##### Available records #####

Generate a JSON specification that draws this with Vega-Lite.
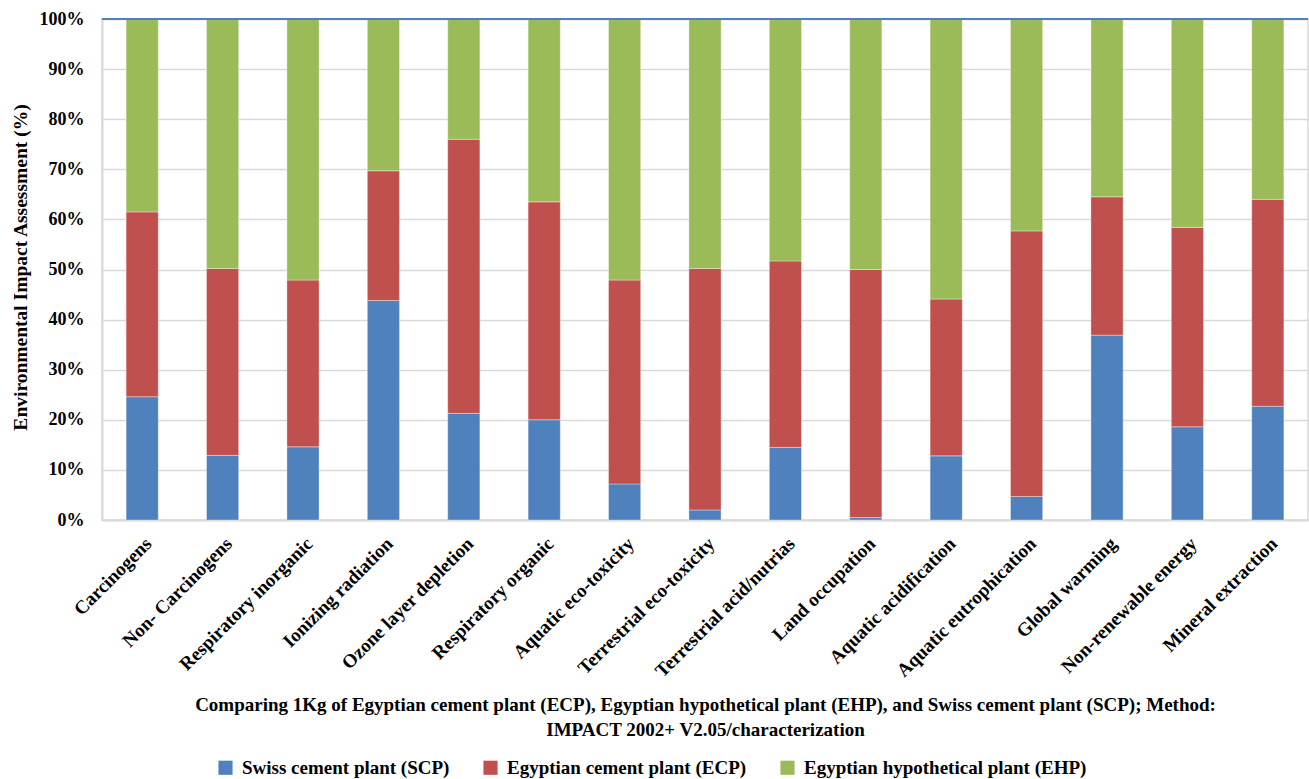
{
  "$schema": "https://vega.github.io/schema/vega-lite/v6.json",
  "autosize": {"type": "none"},
  "width": 1206,
  "height": 501,
  "padding": {"left": 102, "top": 19, "right": 1, "bottom": 259},
  "background": "white",
  "config": {
    "font": "Liberation Serif",
    "view": {"stroke": "#D9D9D9", "strokeWidth": 1.5},
    "axis": {
      "labelFont": "Liberation Serif",
      "labelFontWeight": "bold",
      "labelColor": "black",
      "titleFont": "Liberation Serif",
      "titleFontWeight": "bold",
      "titleColor": "black"
    },
    "legend": {
      "labelFont": "Liberation Serif",
      "labelFontWeight": "bold",
      "labelColor": "black"
    }
  },
  "data": {
    "values": [
      {"category": "Carcinogens", "plant": "Swiss cement plant (SCP)", "value": 24.6},
      {"category": "Carcinogens", "plant": "Egyptian cement plant (ECP)", "value": 36.9},
      {"category": "Carcinogens", "plant": "Egyptian hypothetical plant (EHP)", "value": 38.5},
      {"category": "Non- Carcinogens", "plant": "Swiss cement plant (SCP)", "value": 12.9},
      {"category": "Non- Carcinogens", "plant": "Egyptian cement plant (ECP)", "value": 37.3},
      {"category": "Non- Carcinogens", "plant": "Egyptian hypothetical plant (EHP)", "value": 49.8},
      {"category": "Respiratory inorganic", "plant": "Swiss cement plant (SCP)", "value": 14.6},
      {"category": "Respiratory inorganic", "plant": "Egyptian cement plant (ECP)", "value": 33.3},
      {"category": "Respiratory inorganic", "plant": "Egyptian hypothetical plant (EHP)", "value": 52.1},
      {"category": "Ionizing radiation", "plant": "Swiss cement plant (SCP)", "value": 43.8},
      {"category": "Ionizing radiation", "plant": "Egyptian cement plant (ECP)", "value": 25.9},
      {"category": "Ionizing radiation", "plant": "Egyptian hypothetical plant (EHP)", "value": 30.3},
      {"category": "Ozone layer depletion", "plant": "Swiss cement plant (SCP)", "value": 21.3},
      {"category": "Ozone layer depletion", "plant": "Egyptian cement plant (ECP)", "value": 54.7},
      {"category": "Ozone layer depletion", "plant": "Egyptian hypothetical plant (EHP)", "value": 24.0},
      {"category": "Respiratory organic", "plant": "Swiss cement plant (SCP)", "value": 20.0},
      {"category": "Respiratory organic", "plant": "Egyptian cement plant (ECP)", "value": 43.5},
      {"category": "Respiratory organic", "plant": "Egyptian hypothetical plant (EHP)", "value": 36.5},
      {"category": "Aquatic eco-toxicity", "plant": "Swiss cement plant (SCP)", "value": 7.2},
      {"category": "Aquatic eco-toxicity", "plant": "Egyptian cement plant (ECP)", "value": 40.7},
      {"category": "Aquatic eco-toxicity", "plant": "Egyptian hypothetical plant (EHP)", "value": 52.1},
      {"category": "Terrestrial eco-toxicity", "plant": "Swiss cement plant (SCP)", "value": 2.0},
      {"category": "Terrestrial eco-toxicity", "plant": "Egyptian cement plant (ECP)", "value": 48.2},
      {"category": "Terrestrial eco-toxicity", "plant": "Egyptian hypothetical plant (EHP)", "value": 49.8},
      {"category": "Terrestrial acid/nutrias", "plant": "Swiss cement plant (SCP)", "value": 14.5},
      {"category": "Terrestrial acid/nutrias", "plant": "Egyptian cement plant (ECP)", "value": 37.2},
      {"category": "Terrestrial acid/nutrias", "plant": "Egyptian hypothetical plant (EHP)", "value": 48.3},
      {"category": "Land occupation", "plant": "Swiss cement plant (SCP)", "value": 0.5},
      {"category": "Land occupation", "plant": "Egyptian cement plant (ECP)", "value": 49.5},
      {"category": "Land occupation", "plant": "Egyptian hypothetical plant (EHP)", "value": 50.0},
      {"category": "Aquatic acidification", "plant": "Swiss cement plant (SCP)", "value": 12.8},
      {"category": "Aquatic acidification", "plant": "Egyptian cement plant (ECP)", "value": 31.3},
      {"category": "Aquatic acidification", "plant": "Egyptian hypothetical plant (EHP)", "value": 55.9},
      {"category": "Aquatic eutrophication", "plant": "Swiss cement plant (SCP)", "value": 4.7},
      {"category": "Aquatic eutrophication", "plant": "Egyptian cement plant (ECP)", "value": 53.0},
      {"category": "Aquatic eutrophication", "plant": "Egyptian hypothetical plant (EHP)", "value": 42.3},
      {"category": "Global warming", "plant": "Swiss cement plant (SCP)", "value": 36.9},
      {"category": "Global warming", "plant": "Egyptian cement plant (ECP)", "value": 27.6},
      {"category": "Global warming", "plant": "Egyptian hypothetical plant (EHP)", "value": 35.5},
      {"category": "Non-renewable energy", "plant": "Swiss cement plant (SCP)", "value": 18.6},
      {"category": "Non-renewable energy", "plant": "Egyptian cement plant (ECP)", "value": 39.8},
      {"category": "Non-renewable energy", "plant": "Egyptian hypothetical plant (EHP)", "value": 41.6},
      {"category": "Mineral extraction", "plant": "Swiss cement plant (SCP)", "value": 22.7},
      {"category": "Mineral extraction", "plant": "Egyptian cement plant (ECP)", "value": 41.3},
      {"category": "Mineral extraction", "plant": "Egyptian hypothetical plant (EHP)", "value": 36.0}
    ]
  },
  "layer": [
    {
      "transform": [
        {"calculate": "indexof(['Swiss cement plant (SCP)', 'Egyptian cement plant (ECP)', 'Egyptian hypothetical plant (EHP)'], datum.plant)", "as": "stackRank"}
      ],
      "mark": {"type": "bar", "stroke": "white", "strokeOpacity": 0.35, "strokeWidth": 1},
      "encoding": {
        "x": {
          "field": "category",
          "type": "nominal",
          "sort": null,
          "scale": {"paddingInner": 0.6, "paddingOuter": 0.3},
          "axis": {
            "labelAngle": -45,
            "labelFontSize": 19,
            "labelPadding": 14,
            "labelDx": -6,
            "labelLimit": 0,
            "ticks": false,
            "domainColor": "#D9D9D9",
            "domainWidth": 2,
            "title": [
              "Comparing 1Kg of Egyptian cement plant (ECP), Egyptian hypothetical plant (EHP), and Swiss cement plant (SCP); Method:",
              "IMPACT 2002+ V2.05/characterization"
            ],
            "titleFontSize": 19,
            "titleLineHeight": 25,
            "titleBaseline": "top",
            "titleY": 175
          }
        },
        "y": {
          "field": "value",
          "type": "quantitative",
          "stack": "normalize",
          "scale": {"domain": [0, 1], "nice": false},
          "axis": {
            "format": ".0%",
            "values": [0, 0.1, 0.2, 0.3, 0.4, 0.5, 0.6, 0.7, 0.8, 0.9, 1],
            "labelFontSize": 18,
            "labelPadding": 18,
            "ticks": false,
            "domainColor": "#D9D9D9",
            "domainWidth": 2,
            "gridColor": "#D9D9D9",
            "gridWidth": 1.5,
            "title": "Environmental Impact Assessment (%)",
            "titleFontSize": 19.5,
            "titlePadding": 9,
            "titleY": 248
          }
        },
        "color": {
          "field": "plant",
          "type": "nominal",
          "scale": {
            "domain": ["Swiss cement plant (SCP)", "Egyptian cement plant (ECP)", "Egyptian hypothetical plant (EHP)"],
            "range": ["#4F81BD", "#C0504D", "#9BBB59"]
          },
          "legend": {
            "title": null,
            "orient": "none",
            "direction": "horizontal",
            "legendX": 114,
            "legendY": 739,
            "symbolType": "square",
            "symbolSize": 200,
            "symbolStrokeWidth": 0,
            "labelFontSize": 19,
            "labelLimit": 0,
            "labelOffset": 7,
            "columnPadding": 31
          }
        },
        "order": {"field": "stackRank", "type": "quantitative", "sort": "ascending"}
      }
    },
    {
      "mark": {"type": "rule", "color": "#4F81BD", "strokeWidth": 2},
      "encoding": {"y": {"datum": 1}}
    }
  ]
}
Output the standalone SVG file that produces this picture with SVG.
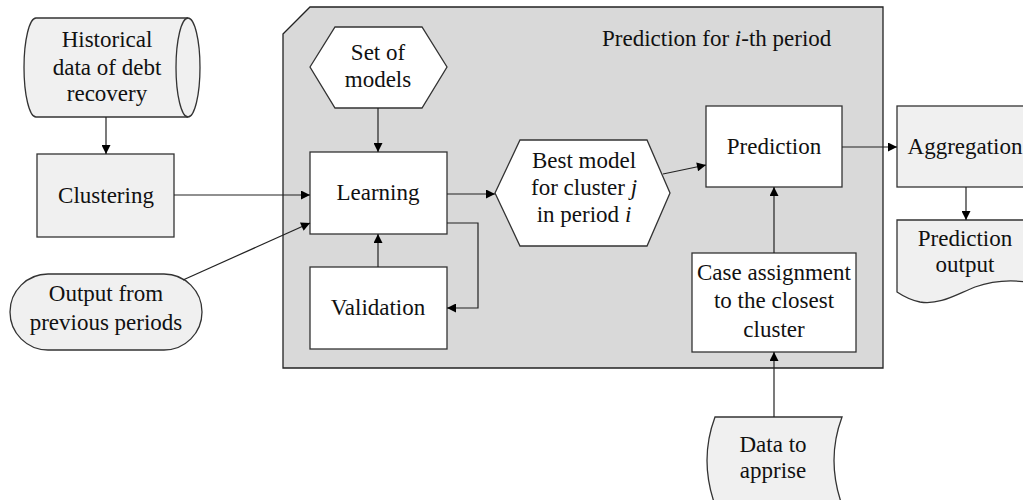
<svg xmlns="http://www.w3.org/2000/svg" width="1023" height="500" viewBox="0 0 1023 500">
  <defs>
    <marker id="arrow" viewBox="0 0 10 10" refX="10" refY="5" markerWidth="11" markerHeight="9" markerUnits="userSpaceOnUse" orient="auto">
      <path d="M0,0 L10,5 L0,10 Z" fill="#000"/>
    </marker>
    <style>
      text { font-size: 23px; fill: #111; text-anchor: middle; }
      .outer { fill: #f0f0f0; stroke: #333; stroke-width: 1.3; }
      .inner { fill: #ffffff; stroke: #333; stroke-width: 1.3; }
      .frame { fill: #d9d9d9; stroke: #222; stroke-width: 1.3; }
      .link { fill: none; stroke: #222; stroke-width: 1.2; marker-end: url(#arrow); }
      .it { font-style: italic; }
    </style>
  </defs>

  <rect width="1023" height="500" fill="#ffffff"/>

  <g font-family="Liberation Serif, DejaVu Serif, serif">
  <!-- container for the per-period prediction stage -->
  <g id="period-frame">
    <path class="frame" d="M283,34 L310,7 L883,7 L883,368 L283,368 Z"/>
    <text x="602" y="46" style="text-anchor:start">Prediction for <tspan class="it">i</tspan>-th period</text>
  </g>

  <g id="historical-data">
    <path class="outer" d="M36,18 L188,18 A12,49.5 0 0 1 188,117 L36,117 A12,49.5 0 0 1 36,18 Z"/>
    <path d="M188,18 A12,49.5 0 0 0 188,117" fill="none" stroke="#333" stroke-width="1.3"/>
    <text x="107" y="47">Historical</text>
    <text x="107" y="75">data of debt</text>
    <text x="107" y="101">recovery</text>
  </g>

  <g id="clustering">
    <rect class="outer" x="37" y="154" width="137" height="83"/>
    <text x="106" y="203">Clustering</text>
  </g>

  <g id="previous-output">
    <rect class="outer" x="10" y="274" width="192" height="76" rx="38" ry="38"/>
    <text x="106" y="301">Output from</text>
    <text x="106" y="330">previous periods</text>
  </g>

  <g id="set-of-models">
    <path class="inner" d="M310,67 L335,27 L422,27 L447,67 L422,108 L335,108 Z"/>
    <text x="378" y="60">Set of</text>
    <text x="378" y="87">models</text>
  </g>

  <g id="learning">
    <rect class="inner" x="310" y="152" width="137" height="82"/>
    <text x="378" y="200">Learning</text>
  </g>

  <g id="validation">
    <rect class="inner" x="310" y="267" width="137" height="82"/>
    <text x="378" y="315">Validation</text>
  </g>

  <g id="best-model">
    <path class="inner" d="M495,193 L520,140 L647,140 L670,193 L647,246 L520,246 Z"/>
    <text x="584" y="168">Best model</text>
    <text x="584" y="195">for cluster <tspan class="it">j</tspan></text>
    <text x="584" y="222">in period <tspan class="it">i</tspan></text>
  </g>

  <g id="prediction">
    <rect class="inner" x="706" y="106" width="136" height="81"/>
    <text x="774" y="154">Prediction</text>
  </g>

  <g id="case-assignment">
    <rect class="inner" x="692" y="253" width="164" height="99"/>
    <text x="774" y="280">Case assignment</text>
    <text x="774" y="308">to the closest</text>
    <text x="774" y="337">cluster</text>
  </g>

  <g id="aggregation">
    <rect class="outer" x="897" y="106" width="140" height="81"/>
    <text x="965" y="154">Aggregation</text>
  </g>

  <g id="prediction-output">
    <path class="outer" d="M897,220 L1037,220 L1037,284 C1015,279 995,280 975,287 C955,295 940,305 920,302 C910,300 903,296 897,292 Z"/>
    <text x="965" y="246">Prediction</text>
    <text x="965" y="272">output</text>
  </g>

  <g id="data-to-apprise">
    <path class="outer" d="M715,417 L842,417 Q826,460 842,505 L715,505 Q699,460 715,417 Z"/>
    <text x="773" y="452">Data to</text>
    <text x="773" y="478">apprise</text>
  </g>
  </g>

  <g id="connectors">
    <line class="link" x1="106" y1="117" x2="106" y2="154"/>
    <line class="link" x1="174" y1="195" x2="310" y2="195"/>
    <line class="link" x1="183" y1="280" x2="310" y2="223"/>
    <line class="link" x1="378" y1="108" x2="378" y2="152"/>
    <line class="link" x1="378" y1="267" x2="378" y2="234"/>
    <polyline class="link" points="447,223 478,223 478,308 447,308"/>
    <line class="link" x1="447" y1="194" x2="495" y2="194"/>
    <line class="link" x1="663" y1="174" x2="706" y2="165"/>
    <line class="link" x1="842" y1="147" x2="897" y2="147"/>
    <line class="link" x1="966" y1="187" x2="966" y2="220"/>
    <line class="link" x1="774" y1="253" x2="774" y2="187"/>
    <line class="link" x1="774" y1="417" x2="774" y2="352"/>
  </g>
</svg>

#####

### [Given problem]
Show every line that contains the word "this".

### [The output]
Generate a JSON specification that draws this with Vega-Lite.
Output the standalone SVG file that produces this picture with SVG.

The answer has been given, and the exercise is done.